Sermon 2nd February 2020:
The Presentation of Christ in the Temple (Luke 2.22-40)
The story we hear this morning will be familiar to many: the presentation of Jesus in the temple. Following Jewish tradition, Joseph and Mary present Jesus, their first-born son, in the temple to give thanks and ask God’s blessing upon his life. They encounter two people, Simeon and Anna, who are often mentioned in one breath. But looking a little closer, it these two people do not have as much in common as we might think. This morning, I’d like to have a closer look at the person of Simeon, and what happens to him when he sees Joseph, Mary and their child.
Simeon seems to be a visitor to the temple, but apart from that, we don’t hear anything about the age or past of Simeon. That we don’t know Simeon’s age came as a surprise to me, when I heard someone preaching on this passage a few weeks ago. She pointed out that, although we often assume that Simeon was pretty old – just as in Rembrandt’s painting –, this is actually not mentioned in this passage, or elsewhere in the Bible for that matter. Yes, we hear that he would not see death before he had seen the Lord’s Messiah, which may imply that he is of advanced years, but this is not made explicit by the text.

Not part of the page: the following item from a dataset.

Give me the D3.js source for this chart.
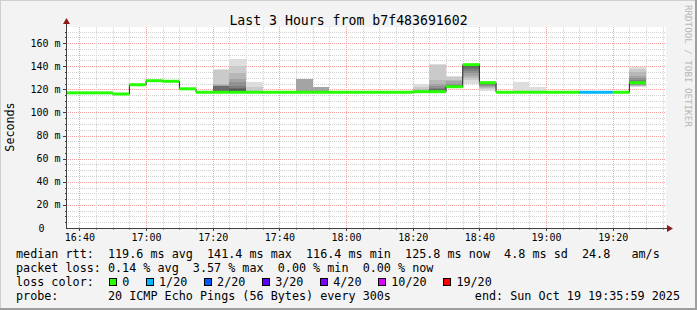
<!DOCTYPE html>
<html>
<head>
<meta charset="utf-8">
<script src="https://cdnjs.cloudflare.com/ajax/libs/d3/7.8.5/d3.min.js"></script>
<style>
  body { margin: 0; background: #f3f3f3; }
  svg { display: block; font-family: 'DejaVu Sans Mono', monospace; }
  text { white-space: pre; }
</style>
</head>
<body>
<div id="chart"></div>
<script>
// 5 minute bins (start time), median rtt in ms, lost pings out of 20
const binTimes = ['16:35','16:40','16:45','16:50','16:55','17:00','17:05','17:10','17:15','17:20',
    '17:25','17:30','17:35','17:40','17:45','17:50','17:55','18:00','18:05','18:10',
    '18:15','18:20','18:25','18:30','18:35','18:40','18:45','18:50','18:55','19:00',
    '19:05','19:10','19:15','19:20','19:25'];
const medianRtt = [117, 117, 117, 116, 124, 127.5, 127, 120.5, 117.5, 117.5,
    117.5, 117.5, 117.5, 117.5, 117.5, 117.5, 117.5, 117.5, 117.5, 117.5,
    117.5, 118, 118, 122.3, 141.4, 125.8, 117.5, 117.5, 117.5, 117.5,
    117.5, 117.5, 117.5, 117.5, 125.8];
const lostPings = [0, 0, 0, 0, 0, 0, 0, 0, 0, 0,
    0, 0, 0, 0, 0, 0, 0, 0, 0, 0,
    0, 0, 0, 0, 0, 0, 0, 0, 0, 0,
    0, 1, 1, 0, 0];

// sorted ping rtts (ms) for bins with visible smoke
const smokeTimes = ['17:20','17:25','17:30','17:45','17:50','18:20','18:25','18:30','18:35','18:40','18:50','18:55','19:25'];
const smokePings = [
    [117,117,117,117,118,118,118,118,118,118,118,118,119,123,123,123,124,125,137,137.5],
    [117,117,117,118,118,118,118,118,118,118,118,119,120,121,123,126,129,134,140,146],
    [117,117,117,117,117,117,117,117,118,118,118,118,118,118,118,118,118,119,122,126],
    [117,117,117,117,117,117,117,117,117,117,118,118,118,118,118,118,129,129,129,129],
    [117,117,117,117,117,117,117,117,117,117,118,118,118,118,118,118,122,122,122,122],
    [117,117,117,117,117,118,118,118,118,118,118,118,118,118,118,118,119,120,122,124.5],
    [117,117,117,118,118,118,118,118,118,118,118,119,119,120,121,123,125,128,141,142],
    [121,121,121,122,122,122,122,122,122,122,122.5,123,123,123,124,125,127,128,131,132],
    [125,128,130,132,134,136,138,139,140,141,141.5,141.5,141.5,141.5,141.5,141.5,142,142,142,142],
    [119,120,121,122,123,124,125,125,125.5,125.8,125.8,126,126,126,126,126,126,126,126,126],
    [117,117,117,117,117,117,117,117,117,118,118,118,118,118,118,118,118,118,119,126],
    [117,117,117,117,117,117,117,117,117,118,118,118,118,118,118,118,118,118,118,122],
    [122,122.5,123,123.5,124,124.5,125,125,125.5,125.8,125.8,126,126,127,128,130,132,135,138,139]
];

const lossLevels = ['0', '1/20', '2/20', '3/20', '4/20', '10/20', '19/20'];
const lossColors = ['#26ff00', '#00b8ff', '#0059ff', '#5e00ff', '#7e00ff', '#dd00ff', '#ff0000'];
const lossSteps = [0, 1, 2, 3, 4, 10, 19];

const yTicks = [0, 20, 40, 60, 80, 100, 120, 140, 160];

const legendLines = [
    'median rtt:  119.6 ms avg  141.4 ms max  116.4 ms min  125.8 ms now  4.8 ms sd  24.8   am/s',
    'packet loss: 0.14 % avg  3.57 % max  0.00 % min  0.00 % now',
    'loss color:',
    'probe:       20 ICMP Echo Pings (56 Bytes) every 300s'
];
const endText = 'end: Sun Oct 19 19:35:59 2025';
const title = 'Last 3 Hours from b7f483691602';

const W = 697, H = 310;
const plot = {left: 66, right: 666, top: 27, bottom: 228};
const cw = 7.08;

const parse = t => new Date('2025-10-19T' + t + ':00');
const start = new Date('2025-10-19T16:35:59');
const end = new Date('2025-10-19T19:35:59');

const x = d3.scaleTime().domain([start, end]).range([plot.left, plot.right]);
const y = d3.scaleLinear().domain([0, 174]).range([plot.bottom, plot.top]);

const bins = binTimes.map((t, i) => ({
    t0: parse(t),
    t1: d3.timeMinute.offset(parse(t), 5),
    median: medianRtt[i],
    loss: lostPings[i]
}));

const svg = d3.select('#chart').append('svg')
    .attr('width', W)
    .attr('height', H);

// frame
svg.append('rect').attr('width', W).attr('height', H).attr('fill', '#f3f3f3');
svg.append('path').attr('d', `M0,${H} V0 H${W}`).attr('stroke', '#cfcfcf').attr('stroke-width', 2).attr('fill', 'none');
svg.append('path').attr('d', `M0,${H - 1} H${W - 1} V0`).attr('stroke', '#9e9e9e').attr('stroke-width', 2).attr('fill', 'none');

svg.append('defs').append('clipPath').attr('id', 'clip')
    .append('rect')
    .attr('x', plot.left).attr('y', plot.top)
    .attr('width', plot.right - plot.left).attr('height', plot.bottom - plot.top);

svg.append('rect')
    .attr('x', plot.left).attr('y', plot.top)
    .attr('width', plot.right - plot.left).attr('height', plot.bottom - plot.top)
    .attr('fill', '#ffffff');

// grid
const grid = svg.append('g').attr('stroke-dasharray', '1,1').attr('shape-rendering', 'crispEdges');
const hLines = d3.range(5, 174, 5);
grid.selectAll('.hgrid')
    .data(hLines)
    .enter()
    .append('line')
        .attr('x1', plot.left).attr('x2', plot.right)
        .attr('y1', d => Math.round(y(d)) + 0.5).attr('y2', d => Math.round(y(d)) + 0.5)
        .attr('stroke', d => d % 20 == 0 ? '#f6a0a0' : '#d2d2d2');
const vLines = d3.timeMinute.every(5).range(d3.timeMinute.offset(start, 1), end);
grid.selectAll('.vgrid')
    .data(vLines)
    .enter()
    .append('line')
        .attr('x1', d => Math.round(x(d)) + 0.5).attr('x2', d => Math.round(x(d)) + 0.5)
        .attr('y1', plot.top).attr('y2', plot.bottom)
        .attr('stroke', d => d.getMinutes() % 20 == 0 ? '#f6a0a0' : '#d2d2d2');

// smoke
const graph = svg.append('g').attr('clip-path', 'url(#clip)');
smokeTimes.forEach((t, i) => {
    const pings = smokePings[i];
    const n = pings.length;
    const half = n / 2;
    const t0 = parse(t);
    const t1 = d3.timeMinute.offset(t0, 5);
    for (let ibot = 1; ibot <= half; ibot++) {
        const lo = pings[ibot - 1];
        const hi = pings[n - ibot];
        if (hi <= lo) continue;
        const c = Math.floor(190 / half * (half - ibot)) + 50;
        graph.append('rect')
            .attr('x', x(t0))
            .attr('width', x(t1) - x(t0))
            .attr('y', y(hi))
            .attr('height', y(lo) - y(hi))
            .attr('fill', d3.rgb(c, c, c))
            .attr('shape-rendering', 'crispEdges');
    }
});

// median line
const stepPoints = bins.map(b => [x(b.t0), y(b.median)]);
const last = bins[bins.length - 1];
stepPoints.push([x(last.t1), y(last.median)]);
graph.append('path')
    .attr('d', d3.line().curve(d3.curveStepAfter)(stepPoints))
    .attr('fill', 'none')
    .attr('stroke', '#202020')
    .attr('stroke-width', 1);

function lossColor(loss) {
    let idx = 0;
    lossSteps.forEach((s, i) => { if (loss >= s) idx = i; });
    return lossColors[idx];
}

graph.selectAll('.med')
    .data(bins)
    .enter()
    .append('line')
        .attr('x1', d => x(d.t0))
        .attr('x2', d => x(d.t1))
        .attr('y1', d => y(d.median))
        .attr('y2', d => y(d.median))
        .attr('stroke', d => lossColor(d.loss))
        .attr('stroke-width', 3);

// axes
const axisColor = '#404040';
svg.append('line')
    .attr('x1', plot.left + 0.5).attr('x2', plot.left + 0.5)
    .attr('y1', plot.bottom + 0.5).attr('y2', plot.top - 4)
    .attr('stroke', axisColor);
svg.append('line')
    .attr('x1', plot.left).attr('x2', plot.right + 1)
    .attr('y1', plot.bottom + 0.5).attr('y2', plot.bottom + 0.5)
    .attr('stroke', axisColor);
svg.append('path')
    .attr('d', `M${plot.left - 3},${plot.top - 3} L${plot.left + 0.5},${plot.top - 9} L${plot.left + 4},${plot.top - 3} Z`)
    .attr('fill', '#8b1a1a');
svg.append('path')
    .attr('d', `M${plot.right + 1},${plot.bottom - 3} L${plot.right + 7},${plot.bottom + 0.5} L${plot.right + 1},${plot.bottom + 4} Z`)
    .attr('fill', '#8b1a1a');

// axis ticks
svg.append('g').selectAll('line')
    .data(hLines)
    .enter()
    .append('line')
        .attr('x1', d => d % 20 == 0 ? plot.left - 3 : plot.left - 1)
        .attr('x2', plot.left)
        .attr('y1', d => Math.round(y(d)) + 0.5).attr('y2', d => Math.round(y(d)) + 0.5)
        .attr('stroke', axisColor);
svg.append('g').selectAll('line')
    .data(vLines)
    .enter()
    .append('line')
        .attr('x1', d => Math.round(x(d)) + 0.5).attr('x2', d => Math.round(x(d)) + 0.5)
        .attr('y1', plot.bottom)
        .attr('y2', d => d.getMinutes() % 20 == 0 ? plot.bottom + 3 : plot.bottom + 1.5)
        .attr('stroke', axisColor);

// tick labels
svg.append('g').selectAll('text')
    .data(yTicks)
    .enter()
    .append('text')
        .attr('x', d => d == 0 ? 44.5 : 60.5)
        .attr('y', d => y(d) + 3.6)
        .attr('text-anchor', 'end')
        .attr('font-size', '10px')
        .attr('fill', '#000')
        .text(d => d == 0 ? '0' : d + ' m');

const xTicks = vLines.filter(d => d.getMinutes() % 20 == 0);
svg.append('g').selectAll('text')
    .data(xTicks)
    .enter()
    .append('text')
        .attr('x', d => x(d) + 0.5)
        .attr('y', 241)
        .attr('text-anchor', 'middle')
        .attr('font-size', '10px')
        .attr('fill', '#000')
        .text(d3.timeFormat('%H:%M'));

// title, axis label, watermark
svg.append('text')
    .attr('x', W / 2).attr('y', 24.5)
    .attr('text-anchor', 'middle')
    .attr('font-size', '13.2px')
    .text(title);

svg.append('text')
    .attr('transform', 'translate(14,127) rotate(-90)')
    .attr('text-anchor', 'middle')
    .attr('font-size', '11.7px')
    .text('Seconds');

svg.append('text')
    .attr('transform', 'translate(685,5) rotate(90)')
    .attr('font-size', '9.2px')
    .attr('fill', '#b8b8b8')
    .text('RRDTOOL / TOBI OETIKER');

// legend
const legendY = [257.5, 271.5, 285.5, 299.5];
svg.append('g').selectAll('text')
    .data(legendLines)
    .enter()
    .append('text')
        .attr('x', 16)
        .attr('y', (d, i) => legendY[i])
        .attr('font-size', '11.76px')
        .text(d => d);

let col = 13;
lossLevels.forEach((lbl, i) => {
    svg.append('rect')
        .attr('x', Math.round(16 + col * cw + 1) + 0.5)
        .attr('y', 278.5)
        .attr('width', 7)
        .attr('height', 7)
        .attr('fill', lossColors[i])
        .attr('stroke', '#000');
    svg.append('text')
        .attr('x', 16 + (col + 2) * cw)
        .attr('y', legendY[2])
        .attr('font-size', '11.76px')
        .text(lbl);
    col += lbl.length + 4.2;
});

svg.append('text')
    .attr('x', 680)
    .attr('y', legendY[3])
    .attr('text-anchor', 'end')
    .attr('font-size', '11.76px')
    .text(endText);
</script>
</body>
</html>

The other reason that people often assume that Simeon was nearing the end of his mortal life are the words of what has become known as the Nunc Dimittis – often used at funerals: ‘Master, now let your servant in peace’. However, also these words can be interpreted very differently. In Luke’s Gospel, the word translated as ‘let go’ is used on numerous other occasions. It can mean ‘forgive’, ‘send away’ – after healing miracles, divorce, and ‘release’. For example it is used a number of times in Luke 23, when the question arises whether Jesus should be released, but the crowds demand that Barabbas is set free instead.
That means that we can also hear this morning’s passage very differently from what we may have heard in the first place. Simeon in this case is not an old man, waiting to see the Messiah before he is ready to die. The moment he sees and recognises Jesus does not mean an end to his earthly life, but rather a beginning: a recognition of his purpose in life, a recognition who he really is. To make the point, I’d like to make the comparison with Luke 13, in which we can read the story of a woman healed by Jesus on the Sabbath:
On a Sabbath Jesus was teaching in one of the synagogues, and a woman was there who had been crippled by a spirit for eighteen years. She was bent over and could not straighten up at all. When Jesus saw her, he called her forward and said to her, “Woman, you are set free from your infirmity.” Then he put his hands on her, and immediately she straightened up and praised God.

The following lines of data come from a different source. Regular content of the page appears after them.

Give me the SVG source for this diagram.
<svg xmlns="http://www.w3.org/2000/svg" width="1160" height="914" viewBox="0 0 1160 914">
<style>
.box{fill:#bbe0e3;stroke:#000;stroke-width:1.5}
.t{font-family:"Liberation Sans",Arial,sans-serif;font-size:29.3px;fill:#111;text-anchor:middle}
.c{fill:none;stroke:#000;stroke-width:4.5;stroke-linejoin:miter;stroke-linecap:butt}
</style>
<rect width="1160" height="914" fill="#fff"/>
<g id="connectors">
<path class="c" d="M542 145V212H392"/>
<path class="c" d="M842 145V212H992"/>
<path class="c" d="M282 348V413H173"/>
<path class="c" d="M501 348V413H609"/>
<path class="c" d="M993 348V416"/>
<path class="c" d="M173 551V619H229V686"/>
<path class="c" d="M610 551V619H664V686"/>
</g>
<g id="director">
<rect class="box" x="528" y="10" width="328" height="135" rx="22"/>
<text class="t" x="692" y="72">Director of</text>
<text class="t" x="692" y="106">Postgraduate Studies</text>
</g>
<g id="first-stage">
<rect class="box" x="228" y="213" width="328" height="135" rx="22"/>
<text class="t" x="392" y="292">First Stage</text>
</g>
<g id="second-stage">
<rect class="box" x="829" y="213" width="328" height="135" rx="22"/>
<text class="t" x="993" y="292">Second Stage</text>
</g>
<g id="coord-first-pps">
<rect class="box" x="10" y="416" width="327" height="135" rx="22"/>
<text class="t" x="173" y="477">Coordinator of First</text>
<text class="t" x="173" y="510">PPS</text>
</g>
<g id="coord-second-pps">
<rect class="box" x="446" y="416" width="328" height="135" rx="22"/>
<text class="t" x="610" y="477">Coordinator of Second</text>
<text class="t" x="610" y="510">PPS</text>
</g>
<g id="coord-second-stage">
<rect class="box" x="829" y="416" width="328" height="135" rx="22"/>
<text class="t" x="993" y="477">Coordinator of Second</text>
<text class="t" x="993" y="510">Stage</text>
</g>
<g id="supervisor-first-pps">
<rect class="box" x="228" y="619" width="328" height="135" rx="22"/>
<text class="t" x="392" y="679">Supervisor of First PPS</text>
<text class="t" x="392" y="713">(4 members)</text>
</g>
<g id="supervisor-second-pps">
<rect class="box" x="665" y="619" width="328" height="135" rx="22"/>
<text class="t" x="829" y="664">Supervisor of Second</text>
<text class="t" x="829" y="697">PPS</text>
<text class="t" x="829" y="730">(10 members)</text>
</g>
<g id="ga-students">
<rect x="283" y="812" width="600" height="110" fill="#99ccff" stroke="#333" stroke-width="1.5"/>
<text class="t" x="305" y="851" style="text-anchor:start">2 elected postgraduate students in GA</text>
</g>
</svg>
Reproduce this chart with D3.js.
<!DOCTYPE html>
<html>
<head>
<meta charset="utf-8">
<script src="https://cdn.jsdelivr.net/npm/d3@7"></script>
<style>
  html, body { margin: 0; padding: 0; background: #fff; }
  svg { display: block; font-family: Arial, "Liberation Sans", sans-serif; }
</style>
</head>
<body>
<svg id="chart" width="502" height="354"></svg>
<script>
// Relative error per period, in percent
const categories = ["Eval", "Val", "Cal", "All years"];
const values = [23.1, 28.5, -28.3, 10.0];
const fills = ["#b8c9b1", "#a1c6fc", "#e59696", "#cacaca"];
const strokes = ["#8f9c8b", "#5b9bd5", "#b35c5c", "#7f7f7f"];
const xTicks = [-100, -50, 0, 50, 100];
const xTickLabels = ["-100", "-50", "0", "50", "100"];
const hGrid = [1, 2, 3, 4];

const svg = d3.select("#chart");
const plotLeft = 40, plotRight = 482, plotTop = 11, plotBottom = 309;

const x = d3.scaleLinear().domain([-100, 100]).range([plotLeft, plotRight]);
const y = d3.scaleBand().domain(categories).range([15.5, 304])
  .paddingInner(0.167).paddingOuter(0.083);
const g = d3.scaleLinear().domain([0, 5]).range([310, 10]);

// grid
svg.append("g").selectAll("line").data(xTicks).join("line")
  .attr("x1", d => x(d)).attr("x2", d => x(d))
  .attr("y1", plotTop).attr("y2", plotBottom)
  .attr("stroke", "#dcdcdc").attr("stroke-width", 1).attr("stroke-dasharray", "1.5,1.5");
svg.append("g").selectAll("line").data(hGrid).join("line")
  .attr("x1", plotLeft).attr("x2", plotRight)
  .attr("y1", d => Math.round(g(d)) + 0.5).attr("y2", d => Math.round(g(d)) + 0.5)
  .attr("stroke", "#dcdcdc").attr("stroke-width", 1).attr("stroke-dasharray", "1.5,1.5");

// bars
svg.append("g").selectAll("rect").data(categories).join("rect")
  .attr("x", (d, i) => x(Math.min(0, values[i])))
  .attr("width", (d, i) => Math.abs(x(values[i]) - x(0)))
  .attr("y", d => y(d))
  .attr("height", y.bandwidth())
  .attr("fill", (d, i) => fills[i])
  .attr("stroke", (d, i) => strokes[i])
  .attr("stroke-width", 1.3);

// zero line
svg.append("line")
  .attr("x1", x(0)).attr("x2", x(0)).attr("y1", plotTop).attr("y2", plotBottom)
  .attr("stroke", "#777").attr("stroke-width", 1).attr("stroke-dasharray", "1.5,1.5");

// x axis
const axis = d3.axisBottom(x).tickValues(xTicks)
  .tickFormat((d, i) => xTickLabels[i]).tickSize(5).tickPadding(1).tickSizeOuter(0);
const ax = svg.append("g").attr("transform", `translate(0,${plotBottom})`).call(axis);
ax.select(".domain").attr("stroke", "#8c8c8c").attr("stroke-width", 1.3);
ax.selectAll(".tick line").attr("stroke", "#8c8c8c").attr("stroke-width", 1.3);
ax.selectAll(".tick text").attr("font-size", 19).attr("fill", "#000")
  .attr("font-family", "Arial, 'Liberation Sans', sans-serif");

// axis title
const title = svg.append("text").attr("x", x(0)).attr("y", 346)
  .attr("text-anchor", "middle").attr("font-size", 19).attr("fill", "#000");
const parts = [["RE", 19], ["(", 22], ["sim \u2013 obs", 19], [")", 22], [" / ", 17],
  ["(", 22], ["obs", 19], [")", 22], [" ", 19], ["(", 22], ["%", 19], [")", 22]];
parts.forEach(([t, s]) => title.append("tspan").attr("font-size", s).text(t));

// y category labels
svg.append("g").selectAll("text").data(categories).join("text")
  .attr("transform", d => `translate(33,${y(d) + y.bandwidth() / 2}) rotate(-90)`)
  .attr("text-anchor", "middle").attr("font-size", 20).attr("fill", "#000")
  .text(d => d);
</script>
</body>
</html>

As soon as the woman is set free – ‘let go’ – from her infirmity, she is not only able to stand, but immediately starts praising God. The moment of recognition, of not only knowing, but being known, enables her to be free from her ailment and become the person she is meant to be. Healing miracles are often associated with an element of forgiveness: spiritual as well as physical healing.
The same interpretation can be applied to the passage we hear this morning. As soon as Simeon recognises the child, he proclaims that his eyes have seen God’s salvation. In this case, it is Jesus who is being seen, rather than seeing, but just like the woman who is healed, also Simeon is set free to really be the person he is meant to be. A new beginning, rather than an end – although of course this can be appropriately applied to the Christian beliefs on life after death too.

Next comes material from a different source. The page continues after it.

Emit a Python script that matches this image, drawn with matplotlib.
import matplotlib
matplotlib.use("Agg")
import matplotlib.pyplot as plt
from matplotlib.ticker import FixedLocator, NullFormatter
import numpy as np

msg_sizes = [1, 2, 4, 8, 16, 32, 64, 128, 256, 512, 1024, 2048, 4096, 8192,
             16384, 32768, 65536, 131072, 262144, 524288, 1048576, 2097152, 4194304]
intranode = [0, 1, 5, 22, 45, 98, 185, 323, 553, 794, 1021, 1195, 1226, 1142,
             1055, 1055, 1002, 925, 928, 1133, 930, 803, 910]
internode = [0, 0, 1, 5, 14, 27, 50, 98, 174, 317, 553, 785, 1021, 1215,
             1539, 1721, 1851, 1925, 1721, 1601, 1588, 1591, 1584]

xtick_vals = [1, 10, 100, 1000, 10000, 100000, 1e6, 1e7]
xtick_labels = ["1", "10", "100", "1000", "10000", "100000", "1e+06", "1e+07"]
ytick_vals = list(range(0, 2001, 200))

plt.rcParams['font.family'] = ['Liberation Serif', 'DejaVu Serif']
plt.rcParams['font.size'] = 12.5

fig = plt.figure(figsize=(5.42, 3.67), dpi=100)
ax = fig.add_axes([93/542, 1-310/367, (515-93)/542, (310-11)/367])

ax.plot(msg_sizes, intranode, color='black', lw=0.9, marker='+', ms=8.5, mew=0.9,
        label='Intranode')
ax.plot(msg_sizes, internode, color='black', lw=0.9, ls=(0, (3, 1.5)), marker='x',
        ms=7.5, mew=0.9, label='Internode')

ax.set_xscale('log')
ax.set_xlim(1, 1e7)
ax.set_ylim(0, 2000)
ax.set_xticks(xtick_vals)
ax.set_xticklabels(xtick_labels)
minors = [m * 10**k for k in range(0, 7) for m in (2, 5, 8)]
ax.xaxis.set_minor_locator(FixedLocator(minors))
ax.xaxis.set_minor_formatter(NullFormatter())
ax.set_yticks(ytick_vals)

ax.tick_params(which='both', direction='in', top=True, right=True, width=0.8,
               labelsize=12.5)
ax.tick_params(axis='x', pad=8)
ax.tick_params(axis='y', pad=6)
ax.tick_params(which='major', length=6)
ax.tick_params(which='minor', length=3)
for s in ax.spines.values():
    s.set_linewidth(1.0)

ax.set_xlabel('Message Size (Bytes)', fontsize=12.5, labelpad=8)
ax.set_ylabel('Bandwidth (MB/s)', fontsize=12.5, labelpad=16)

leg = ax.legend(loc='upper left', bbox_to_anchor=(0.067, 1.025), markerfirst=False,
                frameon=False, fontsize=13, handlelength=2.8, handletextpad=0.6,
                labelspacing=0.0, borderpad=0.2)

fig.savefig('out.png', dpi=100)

When we interpret the story in this way, I wonder if it becomes an experience to which we too may be able to relate? Have we had moments in our lives when we felt that everything just fell into place? That somehow we were released from whatever was stopping us from being free, from being the people God intends us to be?
Personally, I have felt it most strongly when I felt my call to ordination. Against all odds, my decision to become an academic research scientist turned into the start of a journey towards the priesthood. But also more recently, after I had completed part of the pilgrim route to Santiago de Compostela, I felt that unexpectedly some things fell into place, and there was a moment of release from that which weighed me down.
I suspect that many of us have found ourselves in situations that weren’t right for us. Whether through events beyond our control, or by decisions of our own, we may have ended up in a position in which we feel we have become prisoners of our circumstances. When we read of the people who encounter Jesus, we realise that none of us need to remain captives of our situation. Through an encounter with Christ we realise that we are not determined by what we have, but by who we are: children of the one God. It is only when we recognise this, that we are released and set free to really be who we are.
For some, this insight may come through a long process of prayer and worship. For others, it may happen unexpectedly, by encountering a stranger whom we recognise as friend. But no matter how it happens, we know when it happens: it feels like a home-coming to ourselves, and – often for only a moment – our hearts find the rest they long for. That moment can be the beginning of a new life, either literally or metaphorically. As soon as we can let go of a past that keeps us imprisoned, we are released into a future in which we are free. And just like Simeon, like the woman at the synagogue, so we can go in peace, blessing others and praising God.
Because it is not only the moment that changes us, but maybe even more so what we do with that. So I would like to finish with a question, which is this. What will we do with the freedom given to us? Do we take it for granted, or will we, just like Simeon, bless others and speak truly and freely? Let us go in peace, to love and serve the Lord.